● Task prompt:
Please print the lines between the one with "Emit a web page" and the one with "const yTicks = [-1, 0, 1, 2, 3, 4, 5];", both ends included, exactly as written, with no pictures.

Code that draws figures
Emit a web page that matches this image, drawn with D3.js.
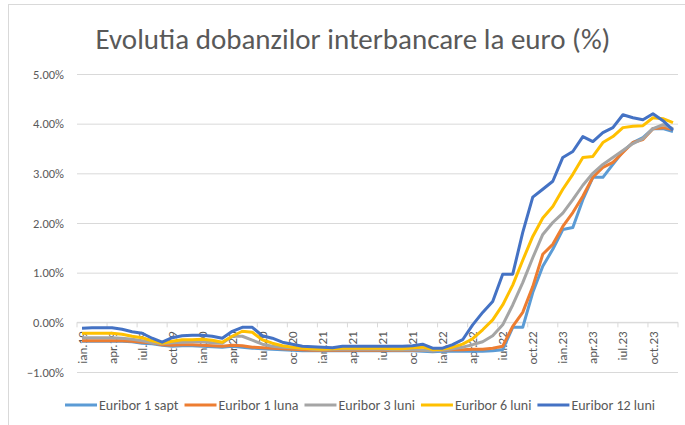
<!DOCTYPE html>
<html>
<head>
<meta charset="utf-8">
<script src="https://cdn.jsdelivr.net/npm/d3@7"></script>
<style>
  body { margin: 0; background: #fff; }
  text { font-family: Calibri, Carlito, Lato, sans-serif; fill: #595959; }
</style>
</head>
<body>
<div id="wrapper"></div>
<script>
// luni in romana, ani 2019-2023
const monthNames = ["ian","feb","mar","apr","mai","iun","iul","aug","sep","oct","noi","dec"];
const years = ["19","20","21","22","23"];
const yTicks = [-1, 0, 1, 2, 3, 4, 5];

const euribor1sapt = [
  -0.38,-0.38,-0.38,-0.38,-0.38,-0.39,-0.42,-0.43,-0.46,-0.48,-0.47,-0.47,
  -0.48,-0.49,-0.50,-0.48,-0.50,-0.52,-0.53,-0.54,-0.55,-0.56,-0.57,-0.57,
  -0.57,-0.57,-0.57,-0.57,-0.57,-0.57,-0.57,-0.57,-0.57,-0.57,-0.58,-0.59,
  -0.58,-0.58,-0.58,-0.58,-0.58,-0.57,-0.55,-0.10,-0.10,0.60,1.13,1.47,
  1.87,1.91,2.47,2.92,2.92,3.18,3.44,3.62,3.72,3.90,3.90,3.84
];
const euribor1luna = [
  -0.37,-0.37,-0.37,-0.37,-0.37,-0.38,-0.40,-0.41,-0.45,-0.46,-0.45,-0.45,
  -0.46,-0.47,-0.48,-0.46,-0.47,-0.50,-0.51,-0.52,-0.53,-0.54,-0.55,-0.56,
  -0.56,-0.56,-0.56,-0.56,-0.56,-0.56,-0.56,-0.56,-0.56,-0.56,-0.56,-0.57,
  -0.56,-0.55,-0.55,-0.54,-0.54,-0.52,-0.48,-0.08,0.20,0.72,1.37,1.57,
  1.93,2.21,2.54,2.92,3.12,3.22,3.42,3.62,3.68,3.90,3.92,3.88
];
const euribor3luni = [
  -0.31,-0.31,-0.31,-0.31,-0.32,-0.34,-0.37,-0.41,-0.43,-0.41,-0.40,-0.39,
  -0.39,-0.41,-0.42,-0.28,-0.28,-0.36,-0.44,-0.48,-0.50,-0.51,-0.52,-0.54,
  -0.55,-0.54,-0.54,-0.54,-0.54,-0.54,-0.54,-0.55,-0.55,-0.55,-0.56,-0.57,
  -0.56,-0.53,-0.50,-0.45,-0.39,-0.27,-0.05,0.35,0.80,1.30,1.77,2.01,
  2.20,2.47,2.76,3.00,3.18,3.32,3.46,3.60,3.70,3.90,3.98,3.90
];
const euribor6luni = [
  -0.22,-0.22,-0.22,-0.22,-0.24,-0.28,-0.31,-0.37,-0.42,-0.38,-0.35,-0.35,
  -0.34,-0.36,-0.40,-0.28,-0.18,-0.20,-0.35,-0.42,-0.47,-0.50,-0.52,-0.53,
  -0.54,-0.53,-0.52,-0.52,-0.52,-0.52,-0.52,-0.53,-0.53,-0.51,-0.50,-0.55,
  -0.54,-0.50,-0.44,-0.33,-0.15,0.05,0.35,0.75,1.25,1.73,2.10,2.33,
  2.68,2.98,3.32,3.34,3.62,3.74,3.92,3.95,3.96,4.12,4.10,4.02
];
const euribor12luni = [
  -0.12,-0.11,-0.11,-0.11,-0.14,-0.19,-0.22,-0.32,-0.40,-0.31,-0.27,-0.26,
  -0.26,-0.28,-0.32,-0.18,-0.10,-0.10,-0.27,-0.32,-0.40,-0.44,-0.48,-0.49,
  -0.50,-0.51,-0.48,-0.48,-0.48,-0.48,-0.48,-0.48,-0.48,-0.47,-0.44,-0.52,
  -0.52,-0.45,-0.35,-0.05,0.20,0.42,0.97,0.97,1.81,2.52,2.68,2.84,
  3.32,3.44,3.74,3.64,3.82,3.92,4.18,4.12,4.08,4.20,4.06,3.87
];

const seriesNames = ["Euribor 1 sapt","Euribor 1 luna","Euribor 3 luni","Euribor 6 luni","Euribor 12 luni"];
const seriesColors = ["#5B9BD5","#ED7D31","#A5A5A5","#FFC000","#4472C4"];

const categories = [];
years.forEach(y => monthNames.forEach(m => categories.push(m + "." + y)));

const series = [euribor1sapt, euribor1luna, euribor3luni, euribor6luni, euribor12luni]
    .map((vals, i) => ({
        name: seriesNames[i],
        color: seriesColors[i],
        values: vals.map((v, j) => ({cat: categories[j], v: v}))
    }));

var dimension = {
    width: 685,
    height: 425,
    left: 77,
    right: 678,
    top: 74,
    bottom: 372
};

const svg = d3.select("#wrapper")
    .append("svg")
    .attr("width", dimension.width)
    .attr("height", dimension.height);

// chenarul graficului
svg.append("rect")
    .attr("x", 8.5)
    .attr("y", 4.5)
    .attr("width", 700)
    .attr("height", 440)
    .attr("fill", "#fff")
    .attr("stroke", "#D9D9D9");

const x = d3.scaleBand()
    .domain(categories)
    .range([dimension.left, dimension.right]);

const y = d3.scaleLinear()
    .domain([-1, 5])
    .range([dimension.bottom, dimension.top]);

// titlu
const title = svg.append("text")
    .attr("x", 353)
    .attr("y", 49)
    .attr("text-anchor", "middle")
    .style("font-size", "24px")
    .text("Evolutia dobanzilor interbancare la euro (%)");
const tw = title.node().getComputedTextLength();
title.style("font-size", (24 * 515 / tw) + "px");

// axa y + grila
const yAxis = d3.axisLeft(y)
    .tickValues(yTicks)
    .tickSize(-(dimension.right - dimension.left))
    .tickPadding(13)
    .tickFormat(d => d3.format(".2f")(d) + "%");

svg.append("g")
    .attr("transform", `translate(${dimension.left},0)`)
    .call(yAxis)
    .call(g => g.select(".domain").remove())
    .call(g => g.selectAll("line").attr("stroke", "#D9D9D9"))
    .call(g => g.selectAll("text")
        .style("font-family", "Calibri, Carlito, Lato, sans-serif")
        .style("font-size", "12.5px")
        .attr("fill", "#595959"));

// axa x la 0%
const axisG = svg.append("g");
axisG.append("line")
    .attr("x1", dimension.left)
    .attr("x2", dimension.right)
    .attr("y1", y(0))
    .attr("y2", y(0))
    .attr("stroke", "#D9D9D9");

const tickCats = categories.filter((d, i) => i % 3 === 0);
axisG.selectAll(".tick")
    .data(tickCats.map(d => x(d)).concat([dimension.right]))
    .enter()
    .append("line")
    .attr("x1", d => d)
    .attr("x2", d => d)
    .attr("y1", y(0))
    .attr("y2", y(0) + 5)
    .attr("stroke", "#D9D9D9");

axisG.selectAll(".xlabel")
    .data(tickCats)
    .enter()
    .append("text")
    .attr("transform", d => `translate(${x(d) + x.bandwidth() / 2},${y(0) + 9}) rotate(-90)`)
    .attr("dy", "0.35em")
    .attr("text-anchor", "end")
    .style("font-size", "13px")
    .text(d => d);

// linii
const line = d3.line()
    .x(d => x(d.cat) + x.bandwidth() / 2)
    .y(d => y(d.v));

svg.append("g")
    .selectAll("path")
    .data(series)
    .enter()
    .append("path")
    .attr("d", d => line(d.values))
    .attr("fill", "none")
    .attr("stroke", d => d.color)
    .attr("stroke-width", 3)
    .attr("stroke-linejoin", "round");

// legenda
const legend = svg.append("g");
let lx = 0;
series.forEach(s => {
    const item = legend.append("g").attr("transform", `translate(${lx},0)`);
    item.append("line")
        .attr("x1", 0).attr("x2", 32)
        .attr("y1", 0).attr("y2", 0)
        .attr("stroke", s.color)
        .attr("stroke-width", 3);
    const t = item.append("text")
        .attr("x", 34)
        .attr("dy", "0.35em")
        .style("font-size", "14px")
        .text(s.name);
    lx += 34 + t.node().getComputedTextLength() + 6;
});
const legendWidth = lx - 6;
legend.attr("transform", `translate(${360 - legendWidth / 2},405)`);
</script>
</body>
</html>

--

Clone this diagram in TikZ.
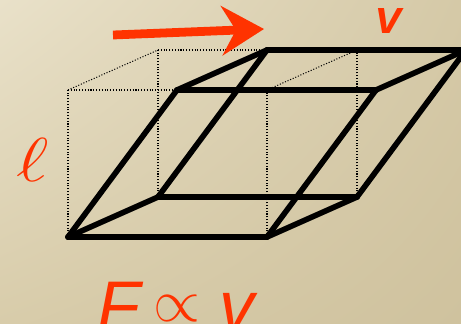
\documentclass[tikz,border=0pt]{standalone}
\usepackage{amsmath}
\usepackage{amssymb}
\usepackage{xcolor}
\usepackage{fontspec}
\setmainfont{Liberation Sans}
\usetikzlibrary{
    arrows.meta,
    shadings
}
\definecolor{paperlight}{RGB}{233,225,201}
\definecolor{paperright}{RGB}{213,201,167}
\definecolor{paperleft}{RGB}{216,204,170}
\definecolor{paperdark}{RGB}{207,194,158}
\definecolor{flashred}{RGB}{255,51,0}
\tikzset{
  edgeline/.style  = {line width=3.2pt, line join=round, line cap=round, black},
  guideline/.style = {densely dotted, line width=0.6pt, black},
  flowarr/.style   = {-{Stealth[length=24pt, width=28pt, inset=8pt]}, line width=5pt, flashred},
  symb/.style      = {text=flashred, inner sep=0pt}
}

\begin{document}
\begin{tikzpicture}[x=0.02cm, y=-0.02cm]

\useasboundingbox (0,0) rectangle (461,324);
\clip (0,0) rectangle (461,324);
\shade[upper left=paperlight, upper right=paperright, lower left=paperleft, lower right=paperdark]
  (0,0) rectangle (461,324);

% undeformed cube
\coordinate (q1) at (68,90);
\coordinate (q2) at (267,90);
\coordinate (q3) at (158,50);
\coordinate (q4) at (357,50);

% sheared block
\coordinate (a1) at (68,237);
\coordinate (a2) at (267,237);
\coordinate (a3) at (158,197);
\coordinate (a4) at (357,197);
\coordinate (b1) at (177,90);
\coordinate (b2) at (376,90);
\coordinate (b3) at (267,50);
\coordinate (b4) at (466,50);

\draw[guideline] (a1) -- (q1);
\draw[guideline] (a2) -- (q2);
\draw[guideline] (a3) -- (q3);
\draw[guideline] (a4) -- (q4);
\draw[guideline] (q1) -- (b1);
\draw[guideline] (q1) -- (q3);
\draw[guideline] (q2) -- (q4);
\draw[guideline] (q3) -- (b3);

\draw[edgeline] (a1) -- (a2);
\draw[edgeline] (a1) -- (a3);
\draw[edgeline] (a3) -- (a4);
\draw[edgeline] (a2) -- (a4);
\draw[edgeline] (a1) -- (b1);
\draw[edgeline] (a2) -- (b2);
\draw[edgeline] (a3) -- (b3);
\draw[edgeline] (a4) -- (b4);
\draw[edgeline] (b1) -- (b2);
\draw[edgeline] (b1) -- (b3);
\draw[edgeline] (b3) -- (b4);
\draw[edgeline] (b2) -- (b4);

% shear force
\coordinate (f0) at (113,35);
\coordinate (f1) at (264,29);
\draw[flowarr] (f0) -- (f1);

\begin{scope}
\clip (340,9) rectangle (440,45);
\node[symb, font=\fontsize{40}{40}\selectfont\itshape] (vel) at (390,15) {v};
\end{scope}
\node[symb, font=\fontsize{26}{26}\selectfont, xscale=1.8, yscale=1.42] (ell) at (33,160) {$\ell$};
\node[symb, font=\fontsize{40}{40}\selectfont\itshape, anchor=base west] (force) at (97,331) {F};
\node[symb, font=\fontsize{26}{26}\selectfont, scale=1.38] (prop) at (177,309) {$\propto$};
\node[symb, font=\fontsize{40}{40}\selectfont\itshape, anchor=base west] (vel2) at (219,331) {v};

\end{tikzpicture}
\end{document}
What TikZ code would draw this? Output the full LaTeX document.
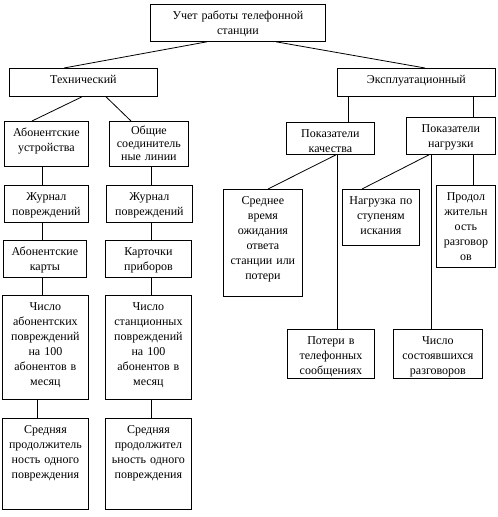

---

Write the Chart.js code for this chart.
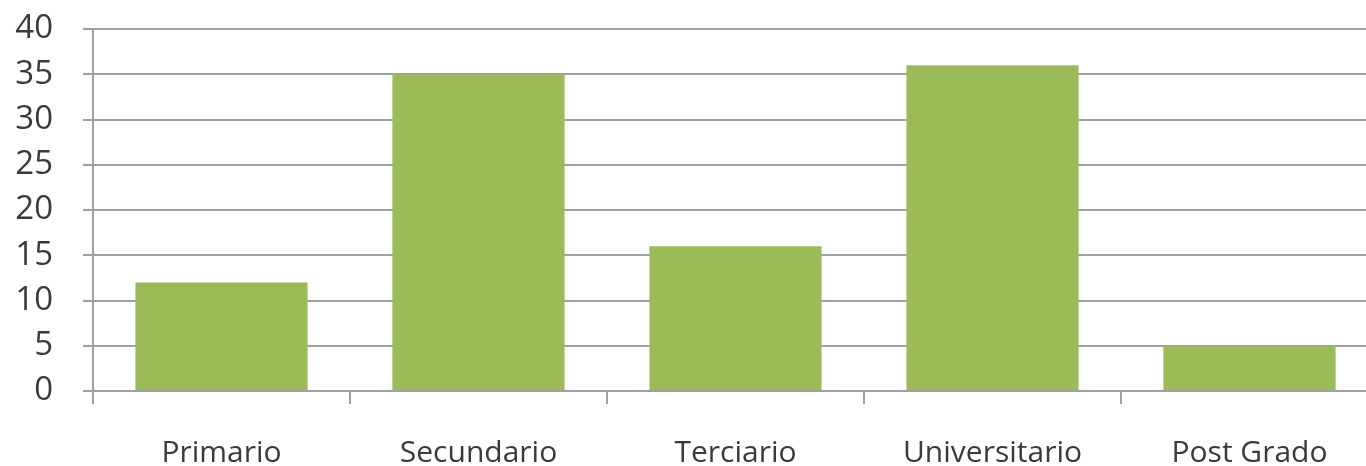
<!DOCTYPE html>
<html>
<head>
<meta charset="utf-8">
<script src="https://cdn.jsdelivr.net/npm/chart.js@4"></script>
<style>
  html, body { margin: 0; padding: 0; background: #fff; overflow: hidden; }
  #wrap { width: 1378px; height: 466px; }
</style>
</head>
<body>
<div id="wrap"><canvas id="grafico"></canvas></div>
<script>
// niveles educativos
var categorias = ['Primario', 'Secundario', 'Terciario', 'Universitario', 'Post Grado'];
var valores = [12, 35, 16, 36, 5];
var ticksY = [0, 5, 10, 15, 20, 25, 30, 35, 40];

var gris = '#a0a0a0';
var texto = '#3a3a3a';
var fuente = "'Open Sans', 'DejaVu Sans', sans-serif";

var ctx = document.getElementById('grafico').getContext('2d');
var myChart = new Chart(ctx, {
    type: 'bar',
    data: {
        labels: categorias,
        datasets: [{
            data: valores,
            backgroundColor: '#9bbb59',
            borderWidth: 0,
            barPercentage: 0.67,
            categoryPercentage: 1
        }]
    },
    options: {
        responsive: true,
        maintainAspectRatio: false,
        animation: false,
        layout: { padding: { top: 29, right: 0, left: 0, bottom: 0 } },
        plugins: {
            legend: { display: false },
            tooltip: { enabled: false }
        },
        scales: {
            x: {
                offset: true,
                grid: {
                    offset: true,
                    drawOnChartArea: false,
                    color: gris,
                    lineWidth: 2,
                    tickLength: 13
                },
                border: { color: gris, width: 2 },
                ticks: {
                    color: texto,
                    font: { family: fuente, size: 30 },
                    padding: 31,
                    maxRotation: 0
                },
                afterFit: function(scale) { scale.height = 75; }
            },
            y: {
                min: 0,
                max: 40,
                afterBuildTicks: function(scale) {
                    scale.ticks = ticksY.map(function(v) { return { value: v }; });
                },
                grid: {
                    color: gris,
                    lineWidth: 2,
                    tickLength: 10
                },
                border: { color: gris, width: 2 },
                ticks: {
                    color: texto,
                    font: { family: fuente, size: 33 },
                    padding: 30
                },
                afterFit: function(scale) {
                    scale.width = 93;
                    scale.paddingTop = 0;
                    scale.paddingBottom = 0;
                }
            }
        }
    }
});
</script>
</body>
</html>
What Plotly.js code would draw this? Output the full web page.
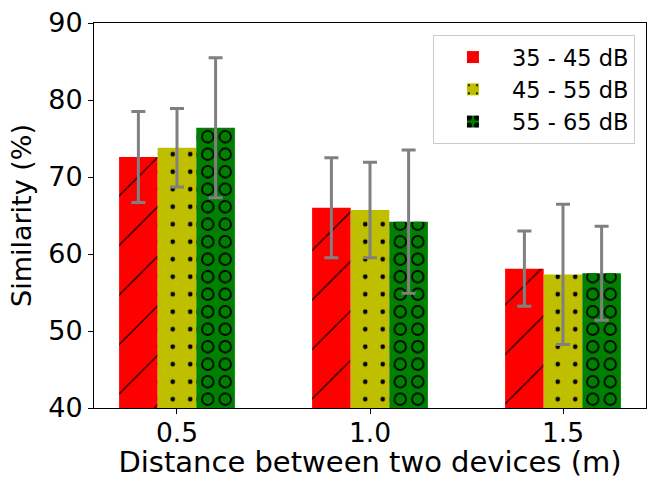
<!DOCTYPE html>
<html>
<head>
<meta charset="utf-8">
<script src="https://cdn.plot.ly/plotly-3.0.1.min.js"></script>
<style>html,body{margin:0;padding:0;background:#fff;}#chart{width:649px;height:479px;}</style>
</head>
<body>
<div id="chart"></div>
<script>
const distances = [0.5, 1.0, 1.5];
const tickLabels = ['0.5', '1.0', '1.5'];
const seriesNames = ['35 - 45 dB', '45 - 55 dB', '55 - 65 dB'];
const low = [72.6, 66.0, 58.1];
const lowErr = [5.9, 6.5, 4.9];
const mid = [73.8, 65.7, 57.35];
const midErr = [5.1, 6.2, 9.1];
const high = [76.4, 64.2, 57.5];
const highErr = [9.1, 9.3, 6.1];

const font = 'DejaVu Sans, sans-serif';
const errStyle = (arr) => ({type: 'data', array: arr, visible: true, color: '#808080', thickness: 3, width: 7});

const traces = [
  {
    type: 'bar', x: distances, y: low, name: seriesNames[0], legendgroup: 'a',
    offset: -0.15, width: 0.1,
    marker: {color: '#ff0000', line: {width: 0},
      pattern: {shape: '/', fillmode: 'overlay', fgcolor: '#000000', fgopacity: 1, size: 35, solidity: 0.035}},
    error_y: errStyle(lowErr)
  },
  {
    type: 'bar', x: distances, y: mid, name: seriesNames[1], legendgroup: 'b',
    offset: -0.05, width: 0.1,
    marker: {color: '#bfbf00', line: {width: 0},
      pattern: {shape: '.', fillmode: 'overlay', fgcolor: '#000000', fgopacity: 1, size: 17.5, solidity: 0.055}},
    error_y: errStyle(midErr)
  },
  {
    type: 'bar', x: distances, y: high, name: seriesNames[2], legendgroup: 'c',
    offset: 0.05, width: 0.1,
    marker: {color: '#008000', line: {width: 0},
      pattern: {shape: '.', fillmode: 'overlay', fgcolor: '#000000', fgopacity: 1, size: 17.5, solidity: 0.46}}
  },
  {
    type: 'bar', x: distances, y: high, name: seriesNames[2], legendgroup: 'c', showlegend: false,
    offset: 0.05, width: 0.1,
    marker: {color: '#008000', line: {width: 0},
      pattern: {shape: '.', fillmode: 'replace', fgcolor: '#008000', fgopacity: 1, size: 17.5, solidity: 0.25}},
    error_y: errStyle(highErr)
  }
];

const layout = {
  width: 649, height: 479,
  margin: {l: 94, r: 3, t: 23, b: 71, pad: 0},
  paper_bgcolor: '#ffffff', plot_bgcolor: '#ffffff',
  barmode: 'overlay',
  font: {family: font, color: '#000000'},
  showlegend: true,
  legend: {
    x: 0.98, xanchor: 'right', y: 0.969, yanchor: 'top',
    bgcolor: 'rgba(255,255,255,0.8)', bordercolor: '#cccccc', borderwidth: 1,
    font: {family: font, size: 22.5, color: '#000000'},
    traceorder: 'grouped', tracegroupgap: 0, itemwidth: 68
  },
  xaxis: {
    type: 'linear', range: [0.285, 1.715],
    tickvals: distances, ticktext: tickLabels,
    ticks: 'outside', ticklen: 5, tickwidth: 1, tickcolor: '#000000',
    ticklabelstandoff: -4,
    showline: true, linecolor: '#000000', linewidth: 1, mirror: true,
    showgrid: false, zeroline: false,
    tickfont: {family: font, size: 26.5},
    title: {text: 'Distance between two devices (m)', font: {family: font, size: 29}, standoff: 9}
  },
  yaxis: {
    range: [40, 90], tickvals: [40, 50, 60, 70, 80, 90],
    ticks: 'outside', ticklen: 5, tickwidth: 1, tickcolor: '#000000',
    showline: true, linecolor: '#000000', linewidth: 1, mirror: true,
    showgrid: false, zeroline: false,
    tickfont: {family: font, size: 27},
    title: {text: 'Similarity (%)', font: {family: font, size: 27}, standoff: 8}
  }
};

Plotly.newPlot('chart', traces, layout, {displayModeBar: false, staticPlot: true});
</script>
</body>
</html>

● Exercise response:
Emit a web page that matches this image, drawn with D3.js.
<!DOCTYPE html>
<html>
<head>
<meta charset="utf-8">
<script src="https://cdn.jsdelivr.net/npm/d3@7"></script>
<style>
  body { margin: 0; background: #fff; }
  text { font-family: Calibri, Carlito, Lato, sans-serif; fill: #595959; }
</style>
</head>
<body>
<div id="wrapper"></div>
<script>
// luni in romana, ani 2019-2023
const monthNames = ["ian","feb","mar","apr","mai","iun","iul","aug","sep","oct","noi","dec"];
const years = ["19","20","21","22","23"];
const yTicks = [-1, 0, 1, 2, 3, 4, 5];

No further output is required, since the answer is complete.